Source: MetroBuilder's Onsite Magazine
Enacted in 2004, the Contractors’ Registration Act (the “Act”) requires all contractors in New Jersey to register annually with the Division of Consumer Affairs (“DCA”) if they are “engaged in the business of making or selling home improvements.”
In Vascos Excavation Group LLC v. Gold, a case decided by the Court of Appeal of California in December 2022, a contractor paid a hefty price for failing to be licensed properly in California. In this case, a dispute arose between the contractor and property owner regarding the amount due under their contract, which contained an arbitration provision. An arbitrator awarded the contractor damages and penalties totaling $111,440.29. The owner filed a court action to vacate the award, arguing that the contractor failed to show it was duly licensed in California when it performed its construction services.

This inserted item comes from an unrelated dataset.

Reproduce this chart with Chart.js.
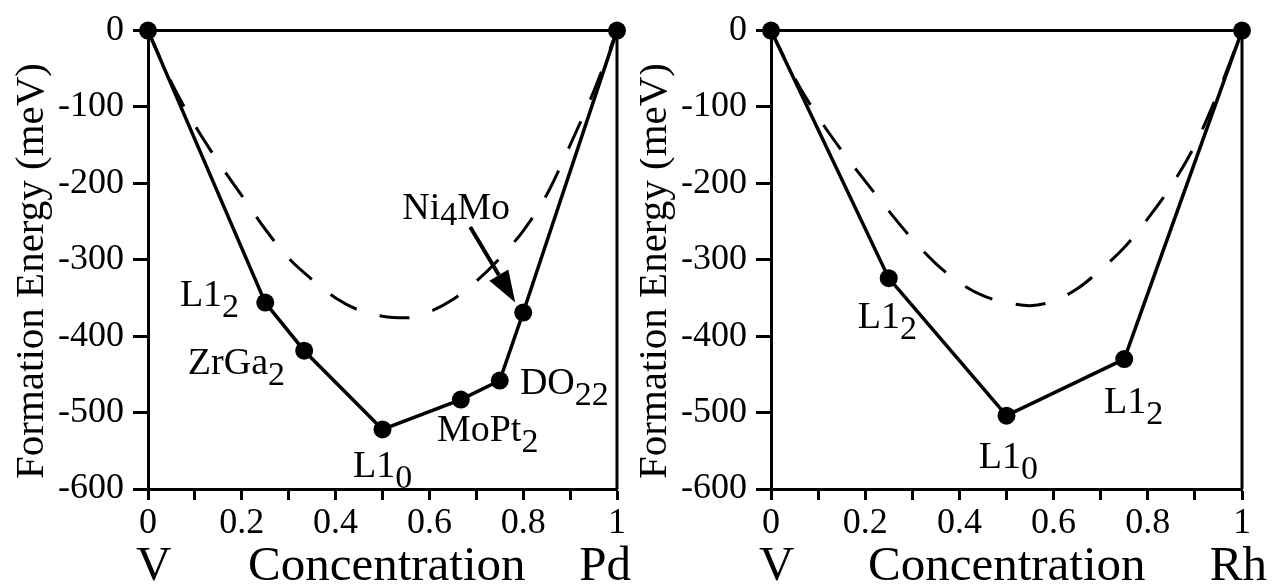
<!DOCTYPE html>
<html>
<head>
<meta charset="utf-8">
<script src="https://cdn.jsdelivr.net/npm/chart.js@4"></script>
<style>
  html, body { margin: 0; padding: 0; background: #fff; }
  #wrap { position: relative; width: 1278px; height: 585px; }
  .panel { position: absolute; top: 0; }
</style>
</head>
<body>
<div id="wrap">
  <div class="panel" style="left:0"><canvas id="chartPd" width="640" height="585"></canvas></div>
  <div class="panel" style="left:640px"><canvas id="chartRh" width="638" height="585"></canvas></div>
</div>
<script>
// V-Pd: ground states (solid hull) and random-alloy curve (dashed)
const pdHullX = [0, 0.25, 0.333, 0.5, 0.667, 0.75, 0.8, 1];
const pdHullY = [0, -356, -419, -522, -483, -458, -369, 0];
const pdRandomX = [0, 0.05, 0.1, 0.15, 0.2, 0.25, 0.3, 0.35, 0.4, 0.45, 0.5, 0.55, 0.6, 0.65, 0.7, 0.75, 0.8, 0.85, 0.9, 0.95, 1];
const pdRandomY = [0, -68, -124, -172, -216, -260, -298, -326, -350, -366, -374, -376, -368, -352, -328, -298, -262, -215, -150, -80, 0];

// V-Rh
const rhHullX = [0, 0.25, 0.5, 0.75, 1];
const rhHullY = [0, -324, -504, -430, 0];
const rhRandomX = [0, 0.05, 0.1, 0.15, 0.2, 0.25, 0.3, 0.35, 0.4, 0.45, 0.5, 0.55, 0.6, 0.65, 0.7, 0.75, 0.8, 0.85, 0.9, 0.95, 1];
const rhRandomY = [0, -62, -113, -157, -197, -236, -273, -305, -330, -347, -356, -360, -354, -338, -313, -284, -246, -203, -150, -80, 0];

const yTicks = [0, -100, -200, -300, -400, -500, -600];
const xTickLabels = ['0', '0.2', '0.4', '0.6', '0.8', '1'];

// structure labels: [main, subscript, x, y] anchored at left baseline, data coords
const pdLabels = [
  ['L1', '2', 0.068, -360],
  ['ZrGa', '2', 0.085, -450],
  ['L1', '0', 0.437, -584],
  ['MoPt', '2', 0.616, -537],
  ['DO', '22', 0.793, -476],
];
const rhLabels = [
  ['L1', '2', 0.184, -389],
  ['L1', '0', 0.441, -572],
  ['L1', '2', 0.707, -501],
];

const SERIF = '"Liberation Serif", "Times New Roman", serif';

function toPoints(xs, ys) {
  return xs.map((x, i) => ({ x, y: ys[i] }));
}

function drawLabel(ctx, main, sub, px, py) {
  ctx.font = `38px ${SERIF}`;
  ctx.textAlign = 'left';
  ctx.textBaseline = 'alphabetic';
  ctx.fillText(main, px, py);
  const w = ctx.measureText(main).width;
  ctx.font = `34px ${SERIF}`;
  ctx.fillText(sub, px + w, py + 11);
  return w + ctx.measureText(sub).width;
}

function annotationPlugin(opts) {
  return {
    id: 'annot',
    afterDraw(chart) {
      const { ctx, chartArea, scales } = chart;
      const xs = scales.x, ys = scales.y;
      ctx.save();
      ctx.fillStyle = '#000';
      ctx.strokeStyle = '#000';
      // top and right edge of the box
      ctx.lineWidth = 3;
      ctx.beginPath();
      ctx.moveTo(chartArea.left, chartArea.top);
      ctx.lineTo(chartArea.right, chartArea.top);
      ctx.lineTo(chartArea.right, chartArea.bottom);
      ctx.stroke();

      opts.labels.forEach(([main, sub, x, y]) => {
        drawLabel(ctx, main, sub, xs.getPixelForValue(x), ys.getPixelForValue(y));
      });

      if (opts.arrow) {
        const a = opts.arrow;
        const x1 = xs.getPixelForValue(a.from[0]), y1 = ys.getPixelForValue(a.from[1]);
        const x2 = xs.getPixelForValue(a.to[0]), y2 = ys.getPixelForValue(a.to[1]);
        const ang = Math.atan2(y2 - y1, x2 - x1);
        const hl = 32, hw = 11;
        const bx = x2 - hl * Math.cos(ang), by = y2 - hl * Math.sin(ang);
        ctx.lineWidth = 4;
        ctx.beginPath();
        ctx.moveTo(x1, y1);
        ctx.lineTo(bx, by);
        ctx.stroke();
        ctx.beginPath();
        ctx.moveTo(x2, y2);
        ctx.lineTo(bx + hw * Math.sin(ang), by - hw * Math.cos(ang));
        ctx.lineTo(bx - hw * Math.sin(ang), by + hw * Math.cos(ang));
        ctx.closePath();
        ctx.fill();
        const tx = xs.getPixelForValue(a.text[0]), ty = ys.getPixelForValue(a.text[1]);
        ctx.font = `38px ${SERIF}`;
        ctx.textAlign = 'left';
        ctx.fillText('Ni', tx, ty);
        const wNi = ctx.measureText('Ni').width;
        ctx.font = `34px ${SERIF}`;
        ctx.fillText('4', tx + wNi, ty + 6);
        const w4 = ctx.measureText('4').width;
        ctx.font = `38px ${SERIF}`;
        ctx.fillText('Mo', tx + wNi + w4, ty);
      }

      // axis titles
      ctx.font = `41px ${SERIF}`;
      ctx.textAlign = 'center';
      ctx.textBaseline = 'middle';
      ctx.save();
      ctx.translate(chartArea.left - 116, 271);
      ctx.rotate(-Math.PI / 2);
      ctx.fillText('Formation Energy (meV)', 0, 0);
      ctx.restore();

      ctx.font = `49px ${SERIF}`;
      ctx.textBaseline = 'alphabetic';
      ctx.textAlign = 'left';
      ctx.fillText('V', chartArea.left - 12, 580);
      ctx.fillText('Concentration', chartArea.left + opts.titleOffset, 580);
      ctx.textAlign = 'right';
      ctx.fillText(opts.element, chartArea.right + opts.elementOffset, 580);
      ctx.restore();
    },
  };
}

function makeChart(id, cfg) {
  new Chart(document.getElementById(id), {
    type: 'scatter',
    data: {
      datasets: [
        {
          data: toPoints(cfg.randomX, cfg.randomY),
          showLine: true,
          borderColor: '#000',
          borderWidth: 3,
          borderDash: [30, 24],
          pointRadius: 0,
          tension: 0.4,
          cubicInterpolationMode: 'monotone',
          clip: false,
        },
        {
          data: toPoints(cfg.hullX, cfg.hullY),
          showLine: true,
          borderColor: '#000',
          backgroundColor: '#000',
          borderWidth: 3.5,
          pointRadius: 9,
          pointBackgroundColor: '#000',
          pointBorderWidth: 0,
          tension: 0,
          clip: false,
        },
      ],
    },
    options: {
      responsive: false,
      animation: false,
      layout: { padding: { top: 23, right: cfg.padRight, left: 0, bottom: 0 } },
      plugins: { legend: { display: false }, tooltip: { enabled: false } },
      scales: {
        x: {
          type: 'linear',
          min: 0,
          max: 1,
          afterFit: (scale) => { scale.height = 96; },
          border: { display: true, color: '#000', width: 3 },
          grid: { drawOnChartArea: false, tickLength: 11, tickWidth: 3, tickColor: '#000' },
          ticks: {
            stepSize: 0.1,
            autoSkip: false,
            maxRotation: 0,
            padding: 2,
            color: '#000',
            font: { family: SERIF, size: 36 },
            callback: (v, i) => (i % 2 === 0 ? xTickLabels[i / 2] : ''),
          },
        },
        y: {
          type: 'linear',
          min: -600,
          max: 0,
          afterFit: (scale) => { scale.width = cfg.yWidth; },
          afterBuildTicks: (scale) => { scale.ticks = yTicks.map((v) => ({ value: v })); },
          border: { display: true, color: '#000', width: 3 },
          grid: { drawOnChartArea: false, tickLength: 15, tickWidth: 3, tickColor: '#000' },
          ticks: {
            padding: 9,
            color: '#000',
            font: { family: SERIF, size: 36 },
            callback: (v) => String(v),
          },
        },
      },
    },
    plugins: [annotationPlugin(cfg)],
  });
}

makeChart('chartPd', {
  hullX: pdHullX, hullY: pdHullY, randomX: pdRandomX, randomY: pdRandomY,
  padRight: 23, yWidth: 148,
  labels: pdLabels,
  arrow: { from: [0.687, -257], to: [0.783, -356], text: [0.542, -247] },
  element: 'Pd', titleOffset: 100, elementOffset: 14,
});

makeChart('chartRh', {
  hullX: rhHullX, hullY: rhHullY, randomX: rhRandomX, randomY: rhRandomY,
  padRight: 36, yWidth: 131,
  labels: rhLabels,
  arrow: null,
  element: 'Rh', titleOffset: 97, elementOffset: 25,
});
</script>
</body>
</html>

The Court of Appeal held that the arbitrator could only determine the rights of the parties if they had a valid contract and, because the contractor was unlicensed, the court deemed the contract with the owner to be illegal. California law also provided that contractors could not maintain legal or equitable actions unless the contractor was licensed when it performed under the contract at issue. Consequently, the arbitration award in favor of the contractor was found to have been issued pursuant to an illegal or unenforceable contract and had to be vacated.
New Jersey’s Contractors’ Registration Act is not as harsh as the California law, but the Act still sets forth consequences if a contractor violates the Act. Specifically, a violation of the Act is considered an unlawful practice and also a violation of the Consumer Fraud Act (which provides for the recovery of treble damages and attorneys’ fees to a prevailing party). In addition, a person who “knowingly violates” the Act is guilty of a crime of the fourth degree (which is punishable with up to 18 months in prison and a fine of up to $10,000).
New Jersey contractors subject to the Contractors’ Registration Act should therefore make certain that they register annually with the DCA.